Strengths and Weaknesses of Each Approach
The top-down approach offers advantages due to its centralized authority and clear direction. Its main strength is speed, allowing rapid implementation, useful in situations requiring immediate action. This method provides strong consistency and clarity, ensuring all departments work toward a unified objective. The high degree of executive control minimizes the risk of scope creep or misalignment with the corporate strategy.
The drawbacks of the top-down method revolve around employee involvement and organizational agility. Because decisions are imposed, there is a risk of poor morale and lack of innovation, as employees feel their expertise is not valued. A weakness is the high risk of missing market details or operational inefficiencies, as executives are detached from daily realities. This reliance on few perspectives can lead to a brittle strategy that fails when facing unexpected changes.

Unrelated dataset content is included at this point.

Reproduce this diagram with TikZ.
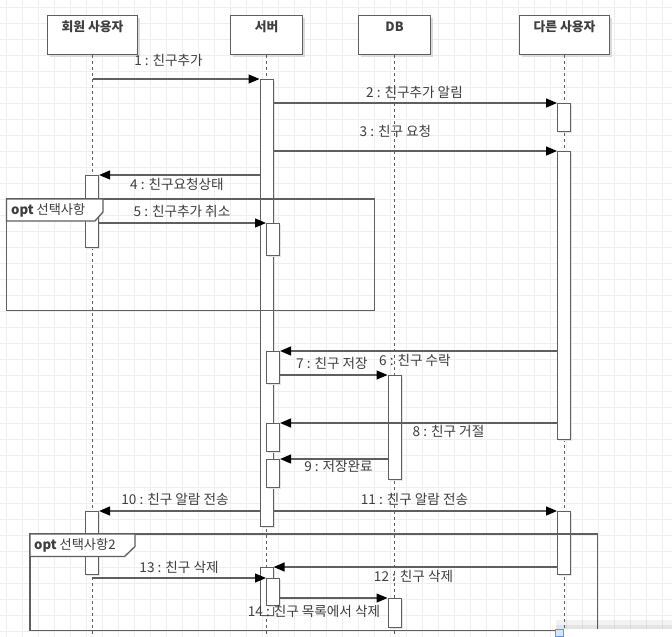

The bottom-up methodology excels in fostering engagement and innovation. By soliciting input from those closest to the action, this approach leverages local data accuracy, resulting in realistic plans and better problem identification. The high level of employee buy-in leads to strong commitment and better long-term execution. This collective intelligence often results in creative and robust solutions.
However, the bottom-up approach is burdened by slower implementation time, as gathering, synthesizing, and agreeing upon disparate inputs is lengthy. This complexity can lead to potential misalignment between departmental goals and broader corporate objectives if aggregation is not managed effectively. The decentralized nature also carries the risk of scope creep, where small, locally relevant projects proliferate without sufficient oversight or prioritization against strategic needs.
Integrating the Approaches: The Hybrid Model
While top-down and bottom-up methods are often presented as opposing philosophies, most organizations utilize a hybrid model. This integrated approach captures the speed and clarity of executive direction while maintaining the accuracy and engagement of frontline input. The hybrid model typically involves senior leadership defining the high-level vision and strategic boundaries, setting the initial top-down mandate.
Following this executive direction, the process shifts to a bottom-up flow for detailed planning, resource estimation, and tactical execution. For example, leadership might set a top-down target of achieving a 15% reduction in operating costs. Instead of dictating how this reduction occurs, teams and department managers are empowered to determine the specific, actionable steps they will take to meet that objective. This allows teams to leverage localized knowledge to find the most efficient path forward.
This integration ensures all efforts remain aligned with the corporate mandate while maximizing employee autonomy and harnessing collective intelligence. The top-down frame provides necessary structure and control, preventing bottom-up efforts from becoming fragmented or irrelevant. The result is a dynamic system that benefits from both clear direction and realistic, well-supported execution plans, balancing control with flexibility.